Ia mengatakan dalam sistem negara modern hampir tidak ada negara yang homogen, baik di dalam bahasa maupun agamanya.

"Hampir semua negara memberikan tempat untuk kebebasan agama, etnik, suku dan ras untuk berdemokrasi dan menjamin kesetaraan," katanya.

Menurut Luthfi, sebenarnya UU itu bukan hal baru, tetapi lebih melegitimasi ide pendirian negara Israel yang saat berdirinya sudah menyatakan sebagai negara atau bangsa terpilih sehingga menganggap bangsa lain sebagai bangsa kelas dua.

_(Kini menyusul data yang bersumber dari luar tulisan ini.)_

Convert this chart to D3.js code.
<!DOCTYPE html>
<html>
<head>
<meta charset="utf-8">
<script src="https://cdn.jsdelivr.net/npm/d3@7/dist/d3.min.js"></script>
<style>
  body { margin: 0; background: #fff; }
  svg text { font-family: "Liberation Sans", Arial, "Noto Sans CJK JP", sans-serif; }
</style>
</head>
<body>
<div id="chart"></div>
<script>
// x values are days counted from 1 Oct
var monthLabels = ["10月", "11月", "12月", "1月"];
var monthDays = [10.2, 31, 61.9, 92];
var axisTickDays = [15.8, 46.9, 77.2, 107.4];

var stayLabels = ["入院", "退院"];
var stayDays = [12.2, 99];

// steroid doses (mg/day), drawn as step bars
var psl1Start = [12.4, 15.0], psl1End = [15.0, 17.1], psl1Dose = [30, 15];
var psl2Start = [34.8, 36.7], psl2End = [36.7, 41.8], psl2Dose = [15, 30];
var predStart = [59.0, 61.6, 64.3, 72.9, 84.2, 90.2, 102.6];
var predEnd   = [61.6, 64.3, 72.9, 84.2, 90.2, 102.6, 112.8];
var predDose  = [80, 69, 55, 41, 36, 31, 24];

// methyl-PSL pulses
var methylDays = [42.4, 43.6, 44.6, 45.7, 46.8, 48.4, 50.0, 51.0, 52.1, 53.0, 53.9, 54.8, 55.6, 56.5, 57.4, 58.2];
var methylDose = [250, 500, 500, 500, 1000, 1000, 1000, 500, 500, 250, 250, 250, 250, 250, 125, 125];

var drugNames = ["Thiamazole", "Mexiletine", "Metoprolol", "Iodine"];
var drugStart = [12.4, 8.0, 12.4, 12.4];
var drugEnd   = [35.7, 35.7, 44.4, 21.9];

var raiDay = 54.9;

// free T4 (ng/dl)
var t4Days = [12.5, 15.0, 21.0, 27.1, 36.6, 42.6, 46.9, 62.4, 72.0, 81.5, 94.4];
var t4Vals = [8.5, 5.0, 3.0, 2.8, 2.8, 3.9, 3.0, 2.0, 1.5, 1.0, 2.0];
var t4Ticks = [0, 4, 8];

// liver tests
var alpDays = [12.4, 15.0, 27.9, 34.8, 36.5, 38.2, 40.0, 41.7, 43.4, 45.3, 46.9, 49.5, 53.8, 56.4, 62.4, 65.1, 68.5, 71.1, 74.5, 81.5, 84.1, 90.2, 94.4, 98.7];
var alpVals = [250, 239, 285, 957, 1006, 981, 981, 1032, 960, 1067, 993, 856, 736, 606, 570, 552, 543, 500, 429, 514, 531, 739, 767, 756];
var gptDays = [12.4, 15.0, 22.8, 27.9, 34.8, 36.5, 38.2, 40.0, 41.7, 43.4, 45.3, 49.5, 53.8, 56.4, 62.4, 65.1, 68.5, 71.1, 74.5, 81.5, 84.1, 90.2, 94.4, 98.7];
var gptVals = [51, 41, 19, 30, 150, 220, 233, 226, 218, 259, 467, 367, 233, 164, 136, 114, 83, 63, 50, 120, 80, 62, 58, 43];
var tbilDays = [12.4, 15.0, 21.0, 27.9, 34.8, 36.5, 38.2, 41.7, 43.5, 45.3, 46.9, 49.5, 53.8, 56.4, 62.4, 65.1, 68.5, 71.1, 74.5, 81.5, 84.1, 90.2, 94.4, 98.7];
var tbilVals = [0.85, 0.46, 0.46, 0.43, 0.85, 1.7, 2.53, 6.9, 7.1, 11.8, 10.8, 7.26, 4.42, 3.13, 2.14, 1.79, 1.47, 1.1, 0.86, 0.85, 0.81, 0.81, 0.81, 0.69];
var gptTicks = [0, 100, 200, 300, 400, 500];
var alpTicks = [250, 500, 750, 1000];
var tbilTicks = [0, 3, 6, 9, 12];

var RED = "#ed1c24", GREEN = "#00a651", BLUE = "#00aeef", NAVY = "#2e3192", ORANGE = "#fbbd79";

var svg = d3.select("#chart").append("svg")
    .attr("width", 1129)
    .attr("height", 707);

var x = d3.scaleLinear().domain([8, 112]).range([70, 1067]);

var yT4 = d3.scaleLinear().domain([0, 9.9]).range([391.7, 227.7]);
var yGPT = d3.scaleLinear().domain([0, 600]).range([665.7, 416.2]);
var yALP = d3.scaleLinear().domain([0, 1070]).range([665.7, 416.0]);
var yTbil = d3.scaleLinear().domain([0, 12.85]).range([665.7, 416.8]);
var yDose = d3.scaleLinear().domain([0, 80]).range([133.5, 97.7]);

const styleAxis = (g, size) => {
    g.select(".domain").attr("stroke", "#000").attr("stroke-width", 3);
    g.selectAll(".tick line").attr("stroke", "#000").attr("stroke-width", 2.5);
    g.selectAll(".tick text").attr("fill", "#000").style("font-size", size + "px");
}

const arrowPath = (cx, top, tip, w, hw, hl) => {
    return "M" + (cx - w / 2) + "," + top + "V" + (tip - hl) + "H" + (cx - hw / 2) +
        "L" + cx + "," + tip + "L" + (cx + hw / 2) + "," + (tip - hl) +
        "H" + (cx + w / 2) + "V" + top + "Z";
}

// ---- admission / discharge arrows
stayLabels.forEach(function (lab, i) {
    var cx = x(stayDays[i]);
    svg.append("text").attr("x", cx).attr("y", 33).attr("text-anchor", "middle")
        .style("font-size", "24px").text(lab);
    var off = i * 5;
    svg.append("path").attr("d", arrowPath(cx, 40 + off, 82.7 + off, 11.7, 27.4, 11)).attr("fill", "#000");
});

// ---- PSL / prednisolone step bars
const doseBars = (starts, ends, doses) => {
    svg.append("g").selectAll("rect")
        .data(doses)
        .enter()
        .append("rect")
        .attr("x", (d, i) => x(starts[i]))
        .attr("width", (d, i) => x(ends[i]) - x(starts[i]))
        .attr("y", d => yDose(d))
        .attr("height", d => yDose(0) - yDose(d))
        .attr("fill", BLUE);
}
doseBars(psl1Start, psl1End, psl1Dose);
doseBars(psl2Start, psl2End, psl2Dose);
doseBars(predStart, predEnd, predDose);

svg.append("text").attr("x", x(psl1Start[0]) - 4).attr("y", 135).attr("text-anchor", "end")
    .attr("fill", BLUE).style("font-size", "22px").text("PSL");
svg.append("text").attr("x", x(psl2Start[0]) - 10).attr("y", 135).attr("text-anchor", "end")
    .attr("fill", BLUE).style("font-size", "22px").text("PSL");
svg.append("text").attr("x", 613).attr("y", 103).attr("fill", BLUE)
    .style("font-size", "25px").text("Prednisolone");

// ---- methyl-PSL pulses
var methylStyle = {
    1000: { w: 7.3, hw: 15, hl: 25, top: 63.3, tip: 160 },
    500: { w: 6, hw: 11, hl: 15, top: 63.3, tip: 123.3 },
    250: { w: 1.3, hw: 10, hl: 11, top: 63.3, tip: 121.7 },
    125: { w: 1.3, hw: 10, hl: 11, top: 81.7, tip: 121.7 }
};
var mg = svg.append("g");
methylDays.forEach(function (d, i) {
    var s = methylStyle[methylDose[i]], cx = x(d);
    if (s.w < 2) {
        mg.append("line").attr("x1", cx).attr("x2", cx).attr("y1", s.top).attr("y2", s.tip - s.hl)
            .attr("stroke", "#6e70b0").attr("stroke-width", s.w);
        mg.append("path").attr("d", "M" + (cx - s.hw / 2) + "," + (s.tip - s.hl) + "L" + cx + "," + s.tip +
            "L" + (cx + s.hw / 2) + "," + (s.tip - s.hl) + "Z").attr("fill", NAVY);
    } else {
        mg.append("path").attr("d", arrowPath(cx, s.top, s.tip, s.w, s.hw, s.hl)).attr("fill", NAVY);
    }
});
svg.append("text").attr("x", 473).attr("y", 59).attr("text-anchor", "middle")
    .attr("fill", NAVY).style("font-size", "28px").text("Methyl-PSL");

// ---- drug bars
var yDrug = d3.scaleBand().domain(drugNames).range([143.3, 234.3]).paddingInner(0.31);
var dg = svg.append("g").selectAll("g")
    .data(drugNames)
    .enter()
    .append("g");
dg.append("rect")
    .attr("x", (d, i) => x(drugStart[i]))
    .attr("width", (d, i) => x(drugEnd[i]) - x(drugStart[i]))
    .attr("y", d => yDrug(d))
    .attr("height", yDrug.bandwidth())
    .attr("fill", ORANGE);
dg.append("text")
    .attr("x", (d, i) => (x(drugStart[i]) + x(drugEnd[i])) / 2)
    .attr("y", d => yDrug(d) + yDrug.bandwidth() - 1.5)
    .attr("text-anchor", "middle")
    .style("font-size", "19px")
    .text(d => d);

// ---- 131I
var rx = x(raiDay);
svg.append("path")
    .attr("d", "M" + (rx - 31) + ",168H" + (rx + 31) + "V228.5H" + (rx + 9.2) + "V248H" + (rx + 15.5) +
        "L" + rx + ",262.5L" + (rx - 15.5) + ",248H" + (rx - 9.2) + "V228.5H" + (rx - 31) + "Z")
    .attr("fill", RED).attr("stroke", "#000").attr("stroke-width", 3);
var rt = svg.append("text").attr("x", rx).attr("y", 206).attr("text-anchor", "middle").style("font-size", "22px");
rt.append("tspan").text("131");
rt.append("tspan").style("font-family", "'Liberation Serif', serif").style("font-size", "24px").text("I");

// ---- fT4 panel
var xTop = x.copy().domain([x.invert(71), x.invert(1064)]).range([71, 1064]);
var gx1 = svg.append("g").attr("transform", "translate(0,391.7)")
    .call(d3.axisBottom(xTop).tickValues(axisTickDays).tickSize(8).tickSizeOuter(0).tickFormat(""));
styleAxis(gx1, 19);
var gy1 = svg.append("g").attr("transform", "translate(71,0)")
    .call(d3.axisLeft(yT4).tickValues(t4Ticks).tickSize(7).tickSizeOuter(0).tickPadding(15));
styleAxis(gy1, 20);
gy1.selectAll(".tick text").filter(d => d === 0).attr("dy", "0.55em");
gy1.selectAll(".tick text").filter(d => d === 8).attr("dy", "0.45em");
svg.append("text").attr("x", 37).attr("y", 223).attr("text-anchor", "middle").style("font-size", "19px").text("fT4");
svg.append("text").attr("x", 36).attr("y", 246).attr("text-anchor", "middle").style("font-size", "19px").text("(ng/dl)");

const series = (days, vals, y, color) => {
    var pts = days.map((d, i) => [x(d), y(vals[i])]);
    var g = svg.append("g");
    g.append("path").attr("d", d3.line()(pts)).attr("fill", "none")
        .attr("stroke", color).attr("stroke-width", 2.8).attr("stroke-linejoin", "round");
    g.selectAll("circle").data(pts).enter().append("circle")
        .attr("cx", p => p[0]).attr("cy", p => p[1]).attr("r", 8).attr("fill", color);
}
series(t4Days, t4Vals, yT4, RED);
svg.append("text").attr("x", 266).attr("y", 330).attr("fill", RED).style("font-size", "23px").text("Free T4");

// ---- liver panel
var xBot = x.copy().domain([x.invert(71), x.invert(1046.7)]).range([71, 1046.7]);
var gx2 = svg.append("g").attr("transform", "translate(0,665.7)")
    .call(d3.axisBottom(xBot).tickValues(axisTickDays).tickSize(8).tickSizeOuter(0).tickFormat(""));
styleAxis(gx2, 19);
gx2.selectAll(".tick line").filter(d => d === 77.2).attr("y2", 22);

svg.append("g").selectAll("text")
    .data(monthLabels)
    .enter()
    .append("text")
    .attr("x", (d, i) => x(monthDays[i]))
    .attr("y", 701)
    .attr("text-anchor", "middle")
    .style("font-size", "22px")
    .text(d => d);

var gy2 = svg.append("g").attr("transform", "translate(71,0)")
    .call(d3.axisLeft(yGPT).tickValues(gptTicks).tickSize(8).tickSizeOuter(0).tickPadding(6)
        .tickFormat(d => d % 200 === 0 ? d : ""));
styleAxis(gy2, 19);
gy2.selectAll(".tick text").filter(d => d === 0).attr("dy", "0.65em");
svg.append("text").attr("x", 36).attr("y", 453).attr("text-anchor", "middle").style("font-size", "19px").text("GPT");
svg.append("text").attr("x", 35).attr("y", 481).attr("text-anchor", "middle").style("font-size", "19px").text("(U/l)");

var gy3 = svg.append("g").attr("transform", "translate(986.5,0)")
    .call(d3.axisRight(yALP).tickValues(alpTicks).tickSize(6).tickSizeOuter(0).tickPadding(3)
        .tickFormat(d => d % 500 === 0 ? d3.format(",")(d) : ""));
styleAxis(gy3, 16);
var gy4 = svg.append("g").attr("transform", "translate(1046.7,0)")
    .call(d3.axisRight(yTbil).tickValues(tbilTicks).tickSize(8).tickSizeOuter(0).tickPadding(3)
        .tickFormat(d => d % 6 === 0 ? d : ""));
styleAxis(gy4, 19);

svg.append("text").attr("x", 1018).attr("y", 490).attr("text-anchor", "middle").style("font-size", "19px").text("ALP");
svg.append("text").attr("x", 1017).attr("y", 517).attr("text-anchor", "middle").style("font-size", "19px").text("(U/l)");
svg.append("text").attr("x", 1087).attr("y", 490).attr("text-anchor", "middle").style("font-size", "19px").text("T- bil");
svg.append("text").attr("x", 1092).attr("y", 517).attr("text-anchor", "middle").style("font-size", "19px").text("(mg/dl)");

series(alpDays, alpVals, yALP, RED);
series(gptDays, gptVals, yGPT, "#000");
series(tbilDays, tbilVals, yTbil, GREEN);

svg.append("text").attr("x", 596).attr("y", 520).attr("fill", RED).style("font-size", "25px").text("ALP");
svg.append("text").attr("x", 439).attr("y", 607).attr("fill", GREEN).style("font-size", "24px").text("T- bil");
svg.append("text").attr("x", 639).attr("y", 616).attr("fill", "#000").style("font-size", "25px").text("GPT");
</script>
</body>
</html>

Lutfi sangat menyayangkan agama yang semestinya menjadi semangat menolak rasisme dan diskriminasi justru menjadi alat untuk meligitimasi tindakan tersebut.

"Ini merupakan dampak negatif ketika agama dijadikan legitimasi untuk kepentingan politik," tuturnya.

Lutfi meyakini pengesahan UU Negara Bangsa Yahudi itu tidak akan berdampak langsung terhadap Indonesia, juga tidak akan ditiru di Indonesia.

Lulusan universitas di Jordania ini menegaskan dalam kasus Indonesia agama tidak mungkin menjadi semangat tindakan rasisme.

"Indonesia adalah bangsa yang terbuka dan toleran yang terdiri atas berbagai agama, ras, etnik, dan suku," ujarnya.

Menurut dia agama di Indonesia menjadi penguat persatuan, bukan sebagai alat pemecah belah apalagi tindakan rasialis sepanjang tidak digunakan untuk kepentingan politik.